DATA:

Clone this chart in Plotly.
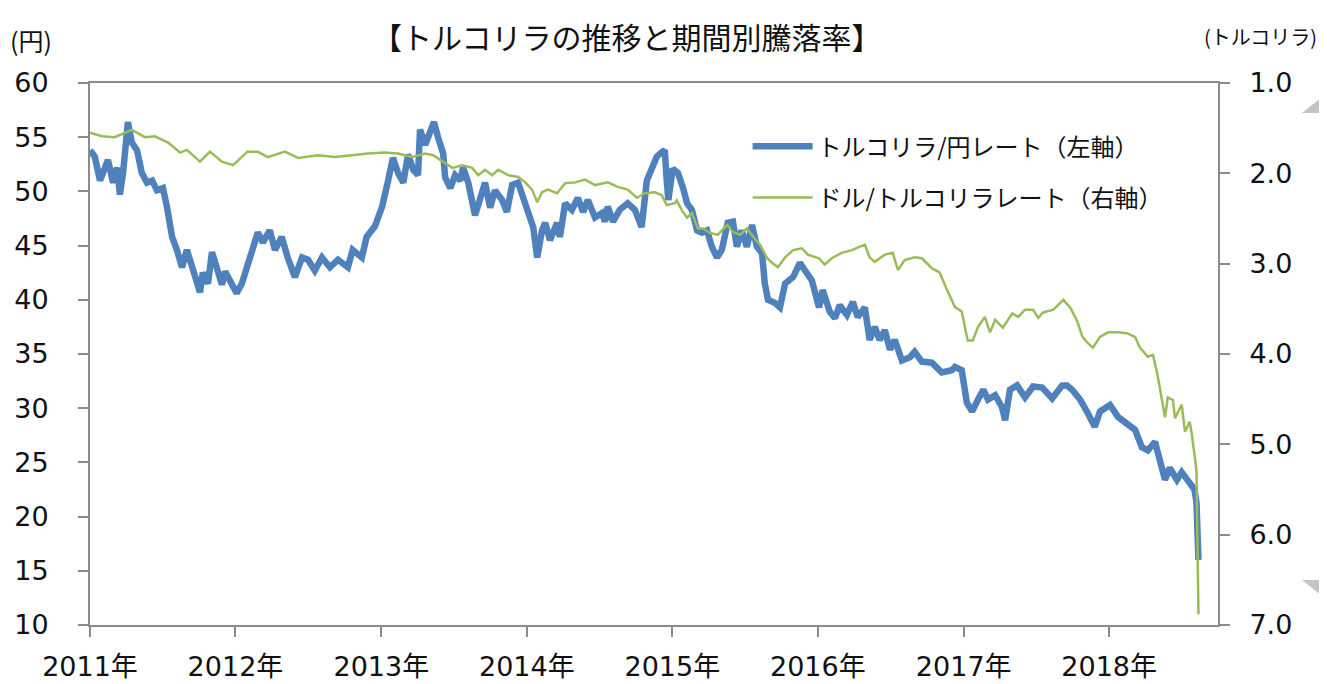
import plotly.graph_objects as go

# ---- data ----
jpy_dates = [
    "2011-01-01","2011-01-13","2011-01-26","2011-02-15","2011-02-28","2011-03-10","2011-03-17","2011-03-25",
    "2011-04-06","2011-04-16","2011-04-29","2011-05-11","2011-05-24","2011-06-06","2011-06-18","2011-07-03",
    "2011-07-13","2011-07-26","2011-08-07","2011-08-20","2011-09-01","2011-09-14","2011-10-04","2011-10-11",
    "2011-10-24","2011-11-03","2011-11-16","2011-11-28","2011-12-06","2011-12-23",
    "2012-01-04","2012-01-17","2012-02-01","2012-02-14","2012-02-26","2012-03-10","2012-03-27","2012-04-09",
    "2012-04-26","2012-05-11","2012-05-29","2012-06-16","2012-07-01","2012-07-18","2012-08-05","2012-08-25",
    "2012-09-14","2012-10-09","2012-10-21","2012-11-13","2012-11-25","2012-12-16",
    "2013-01-03","2013-01-18","2013-01-30","2013-02-12","2013-02-25","2013-03-09","2013-03-22","2013-04-03",
    "2013-04-08","2013-04-21","2013-05-03","2013-05-13","2013-05-23","2013-06-05","2013-06-10","2013-06-23",
    "2013-07-05","2013-07-18","2013-07-25","2013-08-07","2013-08-24","2013-09-06","2013-09-18","2013-10-01",
    "2013-10-13","2013-10-31","2013-11-12","2013-11-25","2013-12-10","2013-12-22",
    "2014-01-04","2014-01-17","2014-01-27","2014-02-08","2014-02-16","2014-02-28","2014-03-18","2014-03-25",
    "2014-04-07","2014-04-24","2014-05-09","2014-05-22","2014-06-03","2014-06-21","2014-07-08","2014-07-16",
    "2014-07-23","2014-08-05","2014-08-22","2014-09-11","2014-09-29","2014-10-16","2014-10-29","2014-11-10",
    "2014-11-23","2014-12-05","2014-12-13","2014-12-18","2014-12-22",
    "2015-01-02","2015-01-15","2015-01-28","2015-02-07","2015-02-19","2015-03-04","2015-03-16","2015-03-29",
    "2015-04-10","2015-04-23","2015-05-05","2015-05-20","2015-06-02","2015-06-12","2015-06-24","2015-07-07",
    "2015-07-20","2015-08-01","2015-08-14","2015-08-21","2015-08-29","2015-09-16","2015-09-28","2015-10-11",
    "2015-10-31","2015-11-17","2015-11-30","2015-12-17",
    "2016-01-04","2016-01-13","2016-01-31","2016-02-13","2016-02-25","2016-03-14","2016-03-29","2016-04-10",
    "2016-04-28","2016-05-10","2016-05-23","2016-06-04","2016-06-17","2016-06-30","2016-07-12","2016-07-30",
    "2016-08-19","2016-08-31","2016-09-18","2016-10-13","2016-11-07","2016-12-02","2016-12-10","2016-12-27",
    "2017-01-09","2017-01-22","2017-02-06","2017-02-19","2017-03-03","2017-03-21","2017-04-07","2017-04-15",
    "2017-04-27","2017-05-15","2017-06-04","2017-06-24","2017-07-17","2017-08-11","2017-09-05","2017-09-17",
    "2017-09-30","2017-10-20","2017-11-06","2017-11-26","2017-12-09",
    "2018-01-03","2018-01-23","2018-02-17","2018-03-07","2018-03-24","2018-04-08","2018-04-26","2018-05-08",
    "2018-05-21","2018-06-02","2018-06-20","2018-07-02","2018-07-17","2018-07-27","2018-08-03","2018-08-08",
    "2018-08-10","2018-08-13",
]
jpy_values = [
    53.8, 53.2, 51.0, 52.9, 50.8, 52.2, 49.7, 51.7,
    56.4, 54.5, 53.8, 51.7, 50.8, 51.0, 50.1, 50.3,
    48.6, 45.8, 44.6, 43.0, 44.6, 43.0, 40.7, 42.5,
    41.5, 44.4, 43.0, 41.4, 42.6, 41.4,
    40.6, 41.5, 43.4, 44.6, 46.2, 45.3, 46.4, 44.6,
    45.8, 43.9, 42.1, 43.9, 43.7, 42.7, 43.9, 43.0,
    43.7, 43.0, 44.6, 43.9, 45.8, 46.8,
    48.6, 51.0, 53.1, 51.7, 50.8, 53.4, 52.0, 51.5,
    55.7, 54.3, 55.5, 56.4, 55.0, 53.5, 51.3, 50.3,
    51.5, 51.0, 52.2, 50.8, 47.8, 49.5, 50.8, 48.5,
    50.1, 49.2, 48.1, 50.6, 50.8, 49.5,
    48.3, 46.7, 43.9, 46.4, 47.1, 45.5, 47.1, 45.8,
    48.9, 48.3, 49.4, 48.1, 49.2, 47.6, 48.0, 47.2,
    48.6, 47.2, 48.3, 48.9, 48.3, 46.7, 51.0, 52.2,
    53.2, 53.6, 53.8, 51.0, 49.2,
    52.1, 51.7, 50.3, 48.9, 48.3, 46.4, 46.2, 46.4,
    44.9, 43.9, 44.6, 47.1, 47.2, 44.9, 46.4, 44.9,
    46.9, 44.9, 44.3, 41.5, 40.0, 39.7, 39.3, 41.5,
    42.1, 43.4, 42.7, 41.8,
    39.3, 40.9, 38.9, 38.3, 39.5, 38.6, 39.8, 38.4,
    39.3, 36.3, 37.5, 36.3, 37.2, 35.4, 36.3, 34.4,
    34.7, 35.2, 34.3, 34.2, 33.3, 33.5, 33.8, 33.5,
    30.5, 29.7, 30.8, 31.7, 30.8, 31.2, 30.1, 28.9,
    31.7, 32.1, 31.0, 32.0, 31.9, 30.9, 32.1, 32.1,
    31.7, 30.8, 29.7, 28.3, 29.7,
    30.3, 29.2, 28.5, 28.0, 26.4, 26.1, 26.9, 25.2,
    23.4, 24.5, 23.4, 24.1, 23.4, 22.7, 22.5, 21.3,
    19.4, 16.0,
]

usd_dates = [
    "2011-01-01","2011-01-31","2011-03-04","2011-04-16","2011-05-19","2011-06-13","2011-07-16","2011-08-15",
    "2011-09-01","2011-10-04","2011-10-29","2011-11-28","2011-12-26",
    "2012-01-31","2012-02-26","2012-03-22","2012-05-04","2012-06-06","2012-07-26","2012-09-06","2012-10-19",
    "2012-11-28",
    "2013-01-10","2013-02-12","2013-03-19","2013-04-21","2013-05-11","2013-06-03","2013-06-28","2013-07-23",
    "2013-08-17","2013-09-01","2013-09-18","2013-10-06","2013-10-21","2013-11-15","2013-12-10","2013-12-28",
    "2014-01-14","2014-01-27","2014-02-08","2014-02-23","2014-03-18","2014-04-07","2014-05-02","2014-05-27",
    "2014-06-21","2014-07-23","2014-08-17","2014-09-11","2014-10-04","2014-10-24","2014-11-18","2014-12-05",
    "2014-12-18",
    "2015-01-07","2015-01-12","2015-01-25","2015-02-07","2015-02-19","2015-03-06","2015-03-19","2015-04-05",
    "2015-04-25","2015-05-18","2015-06-02","2015-06-20","2015-07-07","2015-07-22","2015-08-09","2015-08-27",
    "2015-09-08","2015-09-23","2015-10-11","2015-10-31","2015-11-22","2015-12-07",
    "2016-01-04","2016-01-18","2016-02-05","2016-03-01","2016-03-26","2016-04-28","2016-05-10","2016-05-23",
    "2016-06-17","2016-07-07","2016-07-20","2016-08-06","2016-08-31","2016-09-18","2016-10-13","2016-11-02",
    "2016-11-20","2016-12-10","2016-12-27",
    "2017-01-11","2017-01-24","2017-02-06","2017-02-23","2017-03-08","2017-03-21","2017-04-09","2017-05-03",
    "2017-05-18","2017-06-04","2017-06-24","2017-07-07","2017-07-19","2017-08-14","2017-09-08","2017-09-26",
    "2017-10-13","2017-10-26","2017-11-06","2017-11-21","2017-12-09","2017-12-29",
    "2018-01-23","2018-02-14","2018-03-07","2018-03-19","2018-04-08","2018-04-21","2018-05-03","2018-05-21",
    "2018-05-28","2018-06-10","2018-06-15","2018-07-02","2018-07-10","2018-07-22","2018-07-27","2018-08-06",
    "2018-08-08","2018-08-10","2018-08-13",
]
usd_values = [
    1.55, 1.59, 1.60, 1.52, 1.60, 1.59, 1.66, 1.77,
    1.74, 1.87, 1.76, 1.87, 1.91,
    1.76, 1.76, 1.82, 1.76, 1.83, 1.80, 1.82, 1.80,
    1.78,
    1.77, 1.78, 1.82, 1.78, 1.80, 1.87, 1.94, 1.91,
    1.94, 2.02, 1.96, 2.02, 1.96, 2.02, 2.04, 2.10,
    2.18, 2.32, 2.21, 2.18, 2.22, 2.11, 2.10, 2.07,
    2.13, 2.10, 2.15, 2.18, 2.27, 2.22, 2.21, 2.24,
    2.35,
    2.33, 2.30, 2.41, 2.49, 2.44, 2.61, 2.61, 2.66,
    2.68, 2.57, 2.65, 2.68, 2.61, 2.70, 2.79, 2.94,
    2.99, 3.04, 2.93, 2.85, 2.83, 2.90,
    2.94, 3.01, 2.94, 2.88, 2.85, 2.79, 2.93, 2.98,
    2.90, 2.88, 3.07, 2.96, 2.93, 2.94, 3.05, 3.10,
    3.29, 3.48, 3.53,
    3.85, 3.85, 3.70, 3.59, 3.76, 3.62, 3.71, 3.55,
    3.59, 3.51, 3.51, 3.60, 3.54, 3.51, 3.40, 3.49,
    3.64, 3.81, 3.87, 3.93, 3.81, 3.76,
    3.76, 3.77, 3.81, 3.93, 4.03, 4.01, 4.25, 4.70,
    4.48, 4.51, 4.71, 4.56, 4.86, 4.75, 4.88, 5.21,
    5.30, 5.95, 6.88,
]

year_ticks = ["2011-01-01","2012-01-01","2013-01-01","2014-01-01",
              "2015-01-01","2016-01-01","2017-01-01","2018-01-01"]
year_labels = ["2011年","2012年","2013年","2014年","2015年","2016年","2017年","2018年"]

series_names = ["トルコリラ/円レート（左軸）", "ドル/トルコリラレート（右軸）"]
title_text = "【トルコリラの推移と期間別騰落率】"
left_unit = "(円)"
right_unit = "(トルコリラ)"

FONT = "DejaVu Sans, Noto Sans CJK JP, sans-serif"
JFONT = "Noto Sans CJK JP, sans-serif"
AXC = "#8c8c8c"

# page body adds an 8px offset; figure sized so that it ends at the window edge
W, H = 1319, 676
ML, MT = 82, 75
PW, PH = 1128, 542

fig = go.Figure()
fig.add_trace(go.Scatter(x=jpy_dates, y=jpy_values, name=series_names[0], mode="lines",
                         line=dict(color="#4F81BD", width=6.5), legendgroup="a", yaxis="y"))
fig.add_trace(go.Scatter(x=usd_dates, y=usd_values, name=series_names[1], mode="lines",
                         line=dict(color="#9BBB59", width=2.5), legendgroup="b", yaxis="y2"))

fig.update_layout(
    width=W, height=H,
    margin=dict(l=ML, r=W - ML - PW, t=MT, b=H - MT - PH, autoexpand=False),
    paper_bgcolor="white", plot_bgcolor="white",
    font=dict(family=FONT, size=27, color="#111111"),
    showlegend=True,
    legend=dict(x=0.583, y=0.924, xanchor="left", yanchor="top",
                font=dict(family=JFONT, size=24, color="#111111"),
                bgcolor="rgba(0,0,0,0)", itemwidth=60, tracegroupgap=17),
    xaxis=dict(type="date", range=["2011-01-01", "2018-10-01"],
               tickmode="array", tickvals=year_ticks, ticktext=year_labels,
               ticks="outside", ticklen=10, tickwidth=2, tickcolor=AXC,
               showline=True, linecolor=AXC, linewidth=2, mirror=True,
               showgrid=False, zeroline=False, ticklabelstandoff=7,
               tickfont=dict(family=FONT, size=27, color="#111111")),
    yaxis=dict(range=[10, 60], dtick=5, tick0=10,
               ticks="outside", ticklen=10, tickwidth=2, tickcolor=AXC,
               showline=True, linecolor=AXC, linewidth=2,
               showgrid=False, zeroline=False, ticklabelstandoff=24,
               tickfont=dict(family=FONT, size=27, color="#111111")),
    yaxis2=dict(range=[7, 1], dtick=1, tick0=1, tickformat=".1f", overlaying="y", side="right",
                ticks="outside", ticklen=10, tickwidth=2, tickcolor=AXC,
                showline=True, linecolor=AXC, linewidth=2,
                showgrid=False, zeroline=False, ticklabelstandoff=14,
                tickfont=dict(family=FONT, size=27, color="#111111")),
)

fig.add_annotation(text=title_text, xref="paper", yref="paper", x=0.476, y=1.0, yshift=47,
                   xanchor="center", yanchor="middle", showarrow=False,
                   font=dict(family=JFONT, size=30, color="#111111"))
fig.add_annotation(text=left_unit, xref="paper", yref="paper", x=0, y=1.0, xshift=-ML, yshift=43,
                   xanchor="left", yanchor="middle", showarrow=False,
                   font=dict(family=JFONT, size=25, color="#111111"))
fig.add_annotation(text=right_unit, xref="paper", yref="paper", x=1.0, y=1.0, xshift=W - ML - PW - 8, yshift=47,
                   xanchor="right", yanchor="middle", showarrow=False,
                   font=dict(family=JFONT, size=20, color="#111111"))

# decorative double arrow at the right edge (partly outside the page); screen pixel -> paper
def px(xs):
    return (xs - 90) / PW
def py(ys):
    return (625 - ys) / PH

head_col = "#c4c4c4"
shaft_col = "#dedede"
fig.add_shape(type="rect", xref="paper", yref="paper", x0=px(1322), x1=px(1362), y0=py(580), y1=py(113),
              fillcolor=shaft_col, line=dict(width=0), layer="below")
fig.add_shape(type="path", xref="paper", yref="paper",
              path=f"M {px(1302)} {py(113)} L {px(1342)} {py(81)} L {px(1382)} {py(113)} Z",
              fillcolor=head_col, line=dict(width=0), layer="below")
fig.add_shape(type="path", xref="paper", yref="paper",
              path=f"M {px(1302)} {py(580)} L {px(1342)} {py(612)} L {px(1382)} {py(580)} Z",
              fillcolor=head_col, line=dict(width=0), layer="below")

fig.write_html("out.html")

WHAT IS EXPECTED:
Repeat only the lines between the start of the data and the line with "import plotly.graph_objects as go", including those two lines, and skip the pictures.

COMPLETED EXERCISE:
Clone this chart in Plotly.
import plotly.graph_objects as go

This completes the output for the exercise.